## start DATASET EXTRACT
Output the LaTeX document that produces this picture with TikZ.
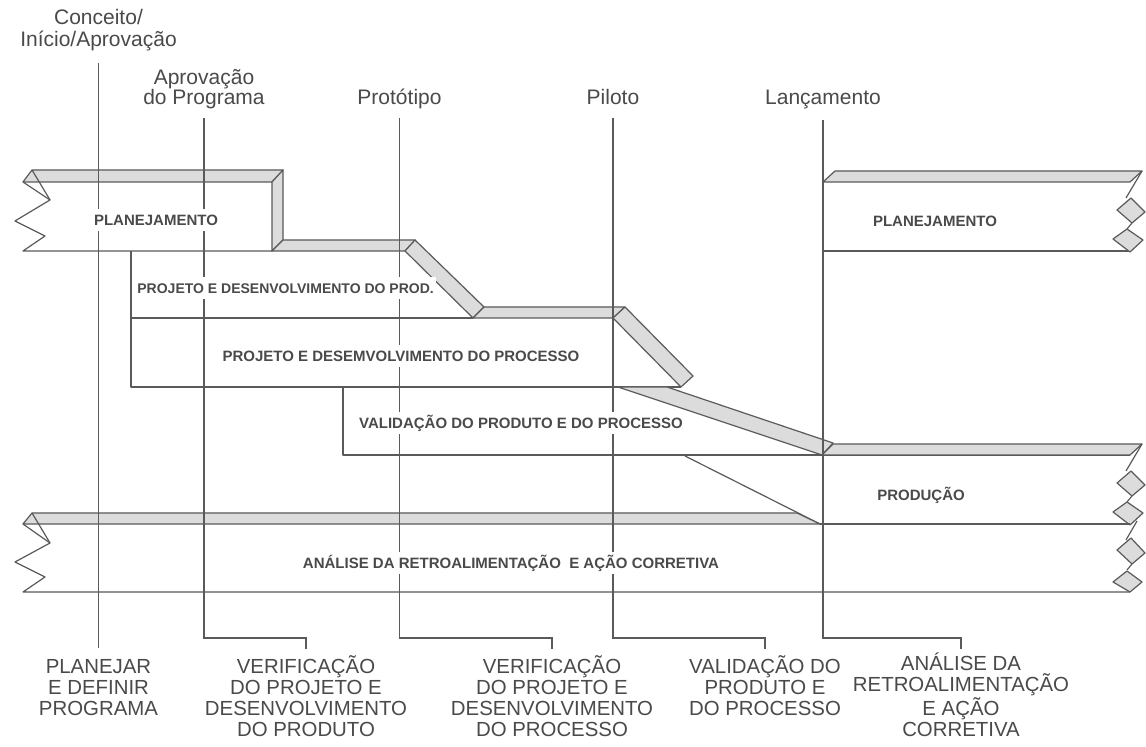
\documentclass[tikz,border=0pt]{standalone}
\usepackage{fontspec}
\setmainfont{Liberation Sans}
\usetikzlibrary{positioning}
\definecolor{linec}{HTML}{5A5A5A}
\definecolor{stripc}{HTML}{DCDCDC}
\definecolor{textc}{HTML}{4A4A4A}

\begin{document}
\begin{tikzpicture}[
    x=0.5pt, y=-0.5pt,
    outline/.style={draw=linec, line width=0.6pt, line join=round},
    strip/.style={outline, fill=stripc},
    mile/.style={draw=linec, line width=0.6pt},
    barlbl/.style={font=\bfseries\fontsize{7.5}{9}\selectfont, text=textc, fill=white,
      inner xsep=1pt, inner ysep=3pt, text height=5.4pt, text depth=0pt},
    toplbl/.style={font=\fontsize{10.5}{11}\selectfont, text=textc, align=center, anchor=base, inner sep=0pt},
    botlbl/.style={font=\fontsize{10.2}{10.5}\selectfont, text=textc, align=center, anchor=base, inner sep=0pt},
    torn/.pic={
      \draw[outline] (12,-11) -- (-4,16);
      \draw[strip] (-13,28) -- (1,16) -- (15,30) -- (2,41) -- cycle;
      \draw[outline] (2,41) -- (-3,47);
      \draw[strip] (-17,57) -- (-3,47) -- (13,58) -- (0,70) -- cycle;
    },
    tornlow/.pic={
      \draw[outline] (7,-3) -- (-4,16);
      \draw[strip] (-13,26) -- (1,14) -- (15,29) -- (2,40) -- cycle;
      \draw[outline] (2,40) -- (-3,46);
      \draw[strip] (-17,58) -- (-3,47) -- (12,58) -- (0,68) -- cycle;
    }
  ]
  \useasboundingbox[fill=white] (0,0) rectangle (1146,747);

  % planejamento (left)
  \draw[strip] (23,182) -- (32,170) -- (283,170) -- (272,182) -- cycle;
  \draw[strip] (272,182) -- (283,170) -- (283,240) -- (272,251) -- cycle;
  \draw[outline] (272,251) -- (23,251) -- (45,236) -- (15,221) -- (50,200) -- (23,182);
  \draw[outline] (32,170) -- (50,200);

  % projeto do produto / processo
  \draw[strip] (272,251) -- (283,240) -- (415,240) -- (405,251) -- cycle;
  \draw[strip] (405,251) -- (415,240) -- (484,307) -- (473,318) -- cycle;
  \draw[strip] (473,318) -- (484,307) -- (625,307) -- (613,318) -- cycle;
  \draw[strip] (613,318) -- (625,307) -- (693,376) -- (681,387) -- cycle;
  \draw[outline] (131,251) -- (131,387) -- (681,387);
  \draw[outline] (131,318) -- (473,318);

  % validacao
  \draw[strip] (618,387) -- (667,387) -- (833,443) -- (822,455) -- cycle;
  \draw[outline] (343,387) -- (343,455) -- (1130,455);

  % producao
  \draw[strip] (822,455) -- (833,444) -- (1142,444) -- (1130,455) -- cycle;
  \draw[outline] (685,456) -- (820,524);
  \pic at (1130,455) {torn};

  % analise
  \draw[strip] (23,524) -- (32,513) -- (797,513) -- (820,524) -- cycle;
  \draw[outline] (820,524) -- (1130,524);
  \draw[outline] (1130,592) -- (23,592) -- (45,577) -- (15,562) -- (50,543) -- (23,524);
  \draw[outline] (32,513) -- (50,543);
  \pic at (1130,524) {tornlow};

  % planejamento (right)
  \draw[strip] (823,182) -- (835,171) -- (1142,171) -- (1130,182) -- cycle;
  \draw[outline] (823,182) -- (823,251) -- (1130,251);
  \pic at (1130,182) {torn};

  % marcos (base = last line)
  \node[toplbl] (tConc) at (98.5,47) {Conceito/\\Início/Aprovação};
  \node[toplbl, font=\fontsize{10.5}{10}\selectfont] (tAprov) at (204,105) {Aprovação\\do Programa};
  \node[toplbl] (tProto) at (399.5,105) {Protótipo};
  \node[toplbl] (tPil) at (613,105) {Piloto};
  \node[toplbl] (tLanc) at (823,105) {Lançamento};

  \node[botlbl] (bPlan) at (98.5,716) {PLANEJAR\\E DEFINIR\\PROGRAMA};
  \node[botlbl] (bVerProd) at (306,737) {VERIFICAÇÃO\\DO PROJETO E\\DESENVOLVIMENTO\\DO PRODUTO};
  \node[botlbl] (bVerProc) at (552,737) {VERIFICAÇÃO\\DO PROJETO E\\DESENVOLVIMENTO\\DO PROCESSO};
  \node[botlbl] (bValid) at (765,716) {VALIDAÇÃO DO\\PRODUTO E\\DO PROCESSO};
  \node[botlbl] (bAnal) at (961,737) {ANÁLISE DA\\RETROALIMENTAÇÃO\\E AÇÃO\\CORRETIVA};

  \draw[mile] (tConc.south |- 0,63) -- (bPlan.north |- 0,648);
  \draw[mile] (tAprov.south |- 0,118) |- (bVerProd.north |- 0,638) -- (bVerProd.north |- 0,649);
  \draw[mile] (tProto.south |- 0,118) |- (bVerProc.north |- 0,638) -- (bVerProc.north |- 0,649);
  \draw[mile] (tPil.south |- 0,118) |- (bValid.north |- 0,638) -- (bValid.north |- 0,649);
  \draw[mile] (tLanc.south |- 0,120) |- (bAnal.north |- 0,638) -- (bAnal.north |- 0,649);

  % rotulos das faixas
  \node[barlbl] (lPlanL) at (156,220) {PLANEJAMENTO};
  \node[barlbl, anchor=west, font=\bfseries\fontsize{7}{9}\selectfont] (lProd) at (135,288) {PROJETO E DESENVOLVIMENTO DO PROD.};
  \node[barlbl] (lProc) at (401,356) {PROJETO E DESEMVOLVIMENTO DO PROCESSO};
  \node[barlbl] (lValid) at (521,423) {VALIDAÇÃO DO PRODUTO E DO PROCESSO};
  \node[barlbl] (lPlanR) at (935,221) {PLANEJAMENTO};
  \node[barlbl] (lProdu) at (921,495) {PRODUÇÃO};
  \node[barlbl] (lAnal) at (511,563) {ANÁLISE DA RETROALIMENTAÇÃO\ \ E AÇÃO CORRETIVA};
\end{tikzpicture}
\end{document}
## end DATASET EXTRACT
## PROMPT
Reproduce every line precisely as given, omitting all pictures.

## ANSWER TO THIS EXERCISE
Output the LaTeX document that produces this picture with TikZ.
\documentclass[tikz,border=0pt]{standalone}
\usepackage{fontspec}
\setmainfont{Liberation Sans}
\usetikzlibrary{positioning}
\definecolor{linec}{HTML}{5A5A5A}
\definecolor{stripc}{HTML}{DCDCDC}
\definecolor{textc}{HTML}{4A4A4A}

\begin{document}
\begin{tikzpicture}[
    x=0.5pt, y=-0.5pt,
    outline/.style={draw=linec, line width=0.6pt, line join=round},
    strip/.style={outline, fill=stripc},
    mile/.style={draw=linec, line width=0.6pt},
    barlbl/.style={font=\bfseries\fontsize{7.5}{9}\selectfont, text=textc, fill=white,
      inner xsep=1pt, inner ysep=3pt, text height=5.4pt, text depth=0pt},
    toplbl/.style={font=\fontsize{10.5}{11}\selectfont, text=textc, align=center, anchor=base, inner sep=0pt},
    botlbl/.style={font=\fontsize{10.2}{10.5}\selectfont, text=textc, align=center, anchor=base, inner sep=0pt},
    torn/.pic={
      \draw[outline] (12,-11) -- (-4,16);
      \draw[strip] (-13,28) -- (1,16) -- (15,30) -- (2,41) -- cycle;
      \draw[outline] (2,41) -- (-3,47);
      \draw[strip] (-17,57) -- (-3,47) -- (13,58) -- (0,70) -- cycle;
    },
    tornlow/.pic={
      \draw[outline] (7,-3) -- (-4,16);
      \draw[strip] (-13,26) -- (1,14) -- (15,29) -- (2,40) -- cycle;
      \draw[outline] (2,40) -- (-3,46);
      \draw[strip] (-17,58) -- (-3,47) -- (12,58) -- (0,68) -- cycle;
    }
  ]
  \useasboundingbox[fill=white] (0,0) rectangle (1146,747);

  % planejamento (left)
  \draw[strip] (23,182) -- (32,170) -- (283,170) -- (272,182) -- cycle;
  \draw[strip] (272,182) -- (283,170) -- (283,240) -- (272,251) -- cycle;
  \draw[outline] (272,251) -- (23,251) -- (45,236) -- (15,221) -- (50,200) -- (23,182);
  \draw[outline] (32,170) -- (50,200);

  % projeto do produto / processo
  \draw[strip] (272,251) -- (283,240) -- (415,240) -- (405,251) -- cycle;
  \draw[strip] (405,251) -- (415,240) -- (484,307) -- (473,318) -- cycle;
  \draw[strip] (473,318) -- (484,307) -- (625,307) -- (613,318) -- cycle;
  \draw[strip] (613,318) -- (625,307) -- (693,376) -- (681,387) -- cycle;
  \draw[outline] (131,251) -- (131,387) -- (681,387);
  \draw[outline] (131,318) -- (473,318);

  % validacao
  \draw[strip] (618,387) -- (667,387) -- (833,443) -- (822,455) -- cycle;
  \draw[outline] (343,387) -- (343,455) -- (1130,455);

  % producao
  \draw[strip] (822,455) -- (833,444) -- (1142,444) -- (1130,455) -- cycle;
  \draw[outline] (685,456) -- (820,524);
  \pic at (1130,455) {torn};

  % analise
  \draw[strip] (23,524) -- (32,513) -- (797,513) -- (820,524) -- cycle;
  \draw[outline] (820,524) -- (1130,524);
  \draw[outline] (1130,592) -- (23,592) -- (45,577) -- (15,562) -- (50,543) -- (23,524);
  \draw[outline] (32,513) -- (50,543);
  \pic at (1130,524) {tornlow};

  % planejamento (right)
  \draw[strip] (823,182) -- (835,171) -- (1142,171) -- (1130,182) -- cycle;
  \draw[outline] (823,182) -- (823,251) -- (1130,251);
  \pic at (1130,182) {torn};

  % marcos (base = last line)
  \node[toplbl] (tConc) at (98.5,47) {Conceito/\\Início/Aprovação};
  \node[toplbl, font=\fontsize{10.5}{10}\selectfont] (tAprov) at (204,105) {Aprovação\\do Programa};
  \node[toplbl] (tProto) at (399.5,105) {Protótipo};
  \node[toplbl] (tPil) at (613,105) {Piloto};
  \node[toplbl] (tLanc) at (823,105) {Lançamento};

  \node[botlbl] (bPlan) at (98.5,716) {PLANEJAR\\E DEFINIR\\PROGRAMA};
  \node[botlbl] (bVerProd) at (306,737) {VERIFICAÇÃO\\DO PROJETO E\\DESENVOLVIMENTO\\DO PRODUTO};
  \node[botlbl] (bVerProc) at (552,737) {VERIFICAÇÃO\\DO PROJETO E\\DESENVOLVIMENTO\\DO PROCESSO};
  \node[botlbl] (bValid) at (765,716) {VALIDAÇÃO DO\\PRODUTO E\\DO PROCESSO};
  \node[botlbl] (bAnal) at (961,737) {ANÁLISE DA\\RETROALIMENTAÇÃO\\E AÇÃO\\CORRETIVA};

  \draw[mile] (tConc.south |- 0,63) -- (bPlan.north |- 0,648);
  \draw[mile] (tAprov.south |- 0,118) |- (bVerProd.north |- 0,638) -- (bVerProd.north |- 0,649);
  \draw[mile] (tProto.south |- 0,118) |- (bVerProc.north |- 0,638) -- (bVerProc.north |- 0,649);
  \draw[mile] (tPil.south |- 0,118) |- (bValid.north |- 0,638) -- (bValid.north |- 0,649);
  \draw[mile] (tLanc.south |- 0,120) |- (bAnal.north |- 0,638) -- (bAnal.north |- 0,649);

  % rotulos das faixas
  \node[barlbl] (lPlanL) at (156,220) {PLANEJAMENTO};
  \node[barlbl, anchor=west, font=\bfseries\fontsize{7}{9}\selectfont] (lProd) at (135,288) {PROJETO E DESENVOLVIMENTO DO PROD.};
  \node[barlbl] (lProc) at (401,356) {PROJETO E DESEMVOLVIMENTO DO PROCESSO};
  \node[barlbl] (lValid) at (521,423) {VALIDAÇÃO DO PRODUTO E DO PROCESSO};
  \node[barlbl] (lPlanR) at (935,221) {PLANEJAMENTO};
  \node[barlbl] (lProdu) at (921,495) {PRODUÇÃO};
  \node[barlbl] (lAnal) at (511,563) {ANÁLISE DA RETROALIMENTAÇÃO\ \ E AÇÃO CORRETIVA};
\end{tikzpicture}
\end{document}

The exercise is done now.